Wal-Mart Cares More for Profits Than Its Employees
Company Sues Family of Injured Worker

By Aditya Rajagopalan ’09


News Staff Writer


Seven years ago, Debbie Shank was the proud mother of three children, the devout wife of Jim Shank, and a dutiful shelf-stocker at her local Wal-Mart. Working a night shift so that she could spend more time with her family, Debbie lived an otherwise normal life. This completely changed, however, when a semi-truck plowed into Debbie’s minivan in May of 2000, damaging Debbie’s brain irreparably and robbing her of all of her short-term memory. Debbie has since lived in a nursing home. Thankfully, Debbie had the protection of the Wal-Mart Health and Benefits Plan to cover her ballooning health costs. Or so she thought.

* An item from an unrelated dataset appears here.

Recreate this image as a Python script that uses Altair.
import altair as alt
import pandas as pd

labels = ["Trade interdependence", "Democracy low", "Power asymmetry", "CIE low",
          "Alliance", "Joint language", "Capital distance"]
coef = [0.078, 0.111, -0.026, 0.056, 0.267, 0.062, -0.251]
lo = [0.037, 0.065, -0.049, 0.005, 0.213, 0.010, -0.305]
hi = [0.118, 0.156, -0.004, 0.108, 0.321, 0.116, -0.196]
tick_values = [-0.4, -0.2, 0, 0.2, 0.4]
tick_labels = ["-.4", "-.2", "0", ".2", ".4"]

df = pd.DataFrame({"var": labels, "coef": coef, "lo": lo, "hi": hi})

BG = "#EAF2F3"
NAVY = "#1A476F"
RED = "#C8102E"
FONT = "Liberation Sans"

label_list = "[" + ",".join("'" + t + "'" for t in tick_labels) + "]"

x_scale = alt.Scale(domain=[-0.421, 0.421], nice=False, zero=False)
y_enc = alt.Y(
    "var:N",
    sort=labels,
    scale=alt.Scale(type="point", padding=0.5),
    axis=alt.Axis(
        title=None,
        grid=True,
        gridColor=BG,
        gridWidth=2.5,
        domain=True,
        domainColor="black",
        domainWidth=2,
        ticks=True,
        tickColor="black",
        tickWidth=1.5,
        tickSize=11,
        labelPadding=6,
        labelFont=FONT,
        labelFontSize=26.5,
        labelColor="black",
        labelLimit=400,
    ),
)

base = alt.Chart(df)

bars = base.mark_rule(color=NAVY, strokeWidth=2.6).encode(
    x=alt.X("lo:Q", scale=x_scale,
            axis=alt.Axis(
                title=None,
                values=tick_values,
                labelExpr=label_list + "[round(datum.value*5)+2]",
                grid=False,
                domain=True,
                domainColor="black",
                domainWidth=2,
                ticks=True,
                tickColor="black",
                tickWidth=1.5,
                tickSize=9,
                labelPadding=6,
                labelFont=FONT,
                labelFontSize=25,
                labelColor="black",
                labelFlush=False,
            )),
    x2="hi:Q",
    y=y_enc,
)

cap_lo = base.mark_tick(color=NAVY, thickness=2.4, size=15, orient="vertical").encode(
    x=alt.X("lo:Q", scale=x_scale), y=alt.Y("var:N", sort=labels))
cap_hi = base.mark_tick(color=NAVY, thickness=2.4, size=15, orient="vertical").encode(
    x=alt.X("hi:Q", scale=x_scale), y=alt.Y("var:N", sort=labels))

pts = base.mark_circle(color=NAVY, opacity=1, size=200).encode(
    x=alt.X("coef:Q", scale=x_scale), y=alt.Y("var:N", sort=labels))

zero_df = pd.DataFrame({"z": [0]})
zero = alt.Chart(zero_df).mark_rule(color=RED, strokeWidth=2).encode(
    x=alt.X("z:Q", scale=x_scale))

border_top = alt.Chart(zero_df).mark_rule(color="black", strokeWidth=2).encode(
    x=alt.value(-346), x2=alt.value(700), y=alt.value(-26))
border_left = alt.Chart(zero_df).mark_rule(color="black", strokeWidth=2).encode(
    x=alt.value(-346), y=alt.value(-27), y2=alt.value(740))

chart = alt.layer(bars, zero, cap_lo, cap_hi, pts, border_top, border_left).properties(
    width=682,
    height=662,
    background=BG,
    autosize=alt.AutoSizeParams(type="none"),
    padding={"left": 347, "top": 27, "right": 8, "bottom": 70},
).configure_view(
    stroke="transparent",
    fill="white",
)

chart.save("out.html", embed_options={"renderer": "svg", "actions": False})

Two years after the accident, the Shank family won approximately $1 million in a lawsuit with the trucking company responsible for the accident. The sum came out to $417,000 after legal fees; the money was to be put into a trust to help pay for Debbie’s care, though Debbie’s husband would still have to work two jobs to help offset the costs of caring for Debbie. Nevertheless, it seemed that Debbie’s family would be able to survive, until in 2005 Wal-Mart sued Debbie’s family for $470,000.

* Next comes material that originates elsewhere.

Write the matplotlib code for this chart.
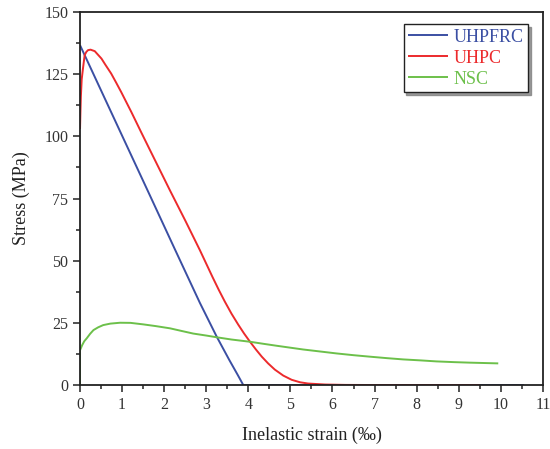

The fine print in Debbie’s healthcare contract stipulated that Wal-Mart had the right to recover healthcare money paid out to those who had received damages in court; however, the spirit of such a clause was to prevent those who won multi-million dollar suits from taking advantage of the healthcare system. Therefore, when Debbie was sued for more money than she had left in her trust fund, the Shank family was rightfully appalled. Wal-Mart went on to win their lawsuit, placing the already desperate Shank family in a worse situation. Jim Shank was so desperate for funds for his wife that he legally divorced her, to increase her Medicare benefits. Furthermore, the Shank family is unsure if it will be able to send its children to college at this point, because Wal-Mart robbed the family of any buffer it had against Debbie’s enormous medical burden.

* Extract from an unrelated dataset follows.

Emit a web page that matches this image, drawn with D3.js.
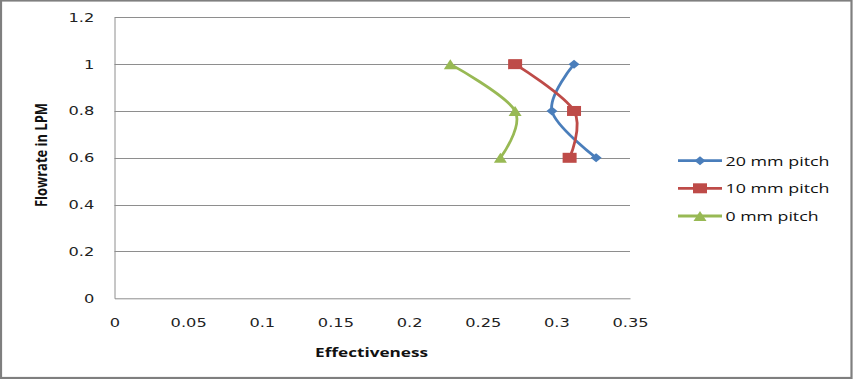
<!DOCTYPE html>
<html>
<head>
<meta charset="utf-8">
<script src="https://cdn.jsdelivr.net/npm/d3@7"></script>
<style>
  html, body { margin: 0; padding: 0; background: #fff; }
  svg { display: block; }
</style>
</head>
<body>
<svg id="chart" width="853" height="379"></svg>
<script>
// ---- data ----
const flowrates = [0.6, 0.8, 1.0];
const pitch20 = [0.327, 0.297, 0.312];
const pitch10 = [0.309, 0.312, 0.272];
const pitch0  = [0.262, 0.272, 0.228];
const seriesNames = ["20 mm pitch", "10 mm pitch", "0 mm pitch"];
const seriesColors = ["#4A7EBB", "#BE4B48", "#98B954"];
const xTicks = [0, 0.05, 0.1, 0.15, 0.2, 0.25, 0.3, 0.35];
const yTicks = [0, 0.2, 0.4, 0.6, 0.8, 1, 1.2];
const xTitle = "Effectiveness";
const yTitle = "Flowrate in LPM";

(function () {
const series = [pitch20, pitch10, pitch0].map((vals, i) => ({
  name: seriesNames[i], color: seriesColors[i], marker: ["diamond", "square", "triangle"][i],
  points: vals.map((v, j) => ({ x: v, y: flowrates[j] }))
}));

const svg = d3.select("#chart");
const pLeft = 114.5, pRight = 630, pTop = 17.3, pBottom = 298.3;
const x = d3.scaleLinear().domain([0, 0.35]).range([pLeft, pRight]);
const y = d3.scaleLinear().domain([0, 1.2]).range([pBottom, pTop]);

// outer frame
svg.append("rect").attr("x", 1).attr("y", 0.5).attr("width", 850.5).attr("height", 377.5)
  .attr("fill", "#fff").attr("stroke", "#7f7f7f").attr("stroke-width", 2.2);

// gridlines
svg.append("g").selectAll("line").data(yTicks.filter(d => d > 0)).join("line")
  .attr("x1", pLeft).attr("x2", pRight)
  .attr("y1", d => Math.round(y(d)) + 0.5).attr("y2", d => Math.round(y(d)) + 0.5)
  .attr("stroke", "#8e8e8e").attr("stroke-width", 1);

const tickFont = "'DejaVu Sans', Verdana, sans-serif";
// y axis
const gy = svg.append("g").attr("transform", `translate(${pLeft},0)`)
  .call(d3.axisLeft(y).tickValues(yTicks).tickSize(0).tickPadding(15.6).tickFormat(d3.format("")));
gy.select(".domain").attr("stroke", "#8e8e8e");
gy.selectAll("text").attr("font-family", tickFont).attr("font-size", 12.5).attr("fill", "#222")
  .attr("transform", "scale(1.3,1)");

// x axis
const gx = svg.append("g").attr("transform", `translate(0,${pBottom})`)
  .call(d3.axisBottom(x).tickValues(xTicks).tickSize(0).tickPadding(19.5).tickFormat(d3.format("")));
gx.select(".domain").attr("stroke", "#8e8e8e");
gx.selectAll("text").attr("font-family", tickFont).attr("font-size", 12.5).attr("fill", "#222")
  .attr("transform", "scale(1.3,1)");

// axis titles
const titleFont = "'Open Sans', Lato, sans-serif";
svg.append("text").attr("x", 371.6).attr("y", 356.5).attr("text-anchor", "middle")
  .attr("font-family", titleFont).attr("font-weight", "bold").attr("font-size", 12.5)
  .attr("textLength", 113).attr("lengthAdjust", "spacingAndGlyphs").attr("fill", "#111")
  .text(xTitle);
svg.append("text").attr("transform", "translate(46.5,155) rotate(-90) scale(1,1.3)")
  .attr("text-anchor", "middle")
  .attr("font-family", titleFont).attr("font-weight", "bold").attr("font-size", 12)
  .attr("textLength", 104).attr("lengthAdjust", "spacingAndGlyphs").attr("fill", "#111")
  .text(yTitle);

// markers
function markerPath(type) {
  if (type === "diamond") return "M0,-4.5L5.5,0L0,4.5L-5.5,0Z";
  if (type === "square") return "M-7,-5H7V5H-7Z";
  return "M0,-5L6.5,5H-6.5Z";
}

const line = d3.line().x(d => x(d.x)).y(d => y(d.y)).curve(d3.curveCardinal.tension(0));
series.forEach(s => {
  svg.append("path").attr("d", line(s.points)).attr("fill", "none")
    .attr("stroke", s.color).attr("stroke-width", 2.8).attr("stroke-linejoin", "round");
});
series.forEach(s => {
  svg.append("g").selectAll("path").data(s.points).join("path")
    .attr("transform", d => `translate(${x(d.x)},${y(d.y)})`)
    .attr("d", markerPath(s.marker)).attr("fill", s.color);
});

// legend
const legY = [160.7, 188.3, 216];
const legLen = [104, 104, 93];
series.forEach((s, i) => {
  const g = svg.append("g").attr("transform", `translate(0,${legY[i]})`);
  g.append("line").attr("x1", 678).attr("x2", 722).attr("y1", 0).attr("y2", 0)
    .attr("stroke", s.color).attr("stroke-width", 2.8);
  g.append("path").attr("transform", "translate(700,0)").attr("d", markerPath(s.marker)).attr("fill", s.color);
  g.append("text").attr("x", 725.5).attr("y", 5).attr("font-family", titleFont).attr("font-size", 13.5)
    .attr("textLength", legLen[i]).attr("lengthAdjust", "spacingAndGlyphs").attr("fill", "#111")
    .text(s.name);
});
})();
</script>
</body>
</html>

Yes, Wal-Mart has the legal right to sue for the $470,000 it contributed to its former employee’s care. But does a company that netted $90 billion in sales in the past quarter need to deprive a mentally challenged woman of money she desperately needs? $470,000 is negligible to Wal-Mart—pocket change to the Walton family. The same sum of money could keep a woman alive, and keep her family from falling into the depths of poverty. If Wal-Mart “believes in a philosophy of operating globally and giving back locally,” then it should swallow its pride, and return Debbie’s money to her trust fund, whether it is through Wal-Mart’s charitable organizations or through the healthcare plan that was supposed to back Debbie.

Wal-Mart, however, claims that it is “bound by very specific rules. ... We wish it could be more flexible in Mrs. Shank’s case since her circumstances are clearly extraordinary, but this is done out of fairness to all associates who contribute to, and benefit from, the plan.” Wal-Mart essentially has claimed that it somehow needs to sue Debbie for its employees’ and stockholders’ sake; however, will robbing Debbie actually help the company? Incidentally, Wal-Mart’s greed has blinded it to the fact that with this lawsuit come extensive negative publicity and inevitable customer backlash. Many protests have already been organized on popular networking website facebook.com in response to the Debbie Shank atrocity, and the number of people vowing never to shop at Wal-Mart grows by the minute. The result could be the loss of far more than the $470,000 Wal-Mart seeks. And so it should be.

Every time we shop at Wal-Mart, we are simply pumping money into the machine that cares more for its own profits than its fellow people. Every purchase at Wal-Mart inherently condones the this mistreatment of Debbie Shank and her family and Wal-Mart’s proven blindness to the needs of humanity. But what can we do?

If we are the ones empowering Wal-Mart, let us stand by the Shank family, and denounce the vultures who value money over life and wealth over humanity. Whether it be through donations to the Shank family or the absolute repudiation of Wal-Mart, let us help a woman in need, a woman victimized for the sake of a $378 billion dollar company. Let us act in the name of humanity, in the name of charity, in the name of Debbie.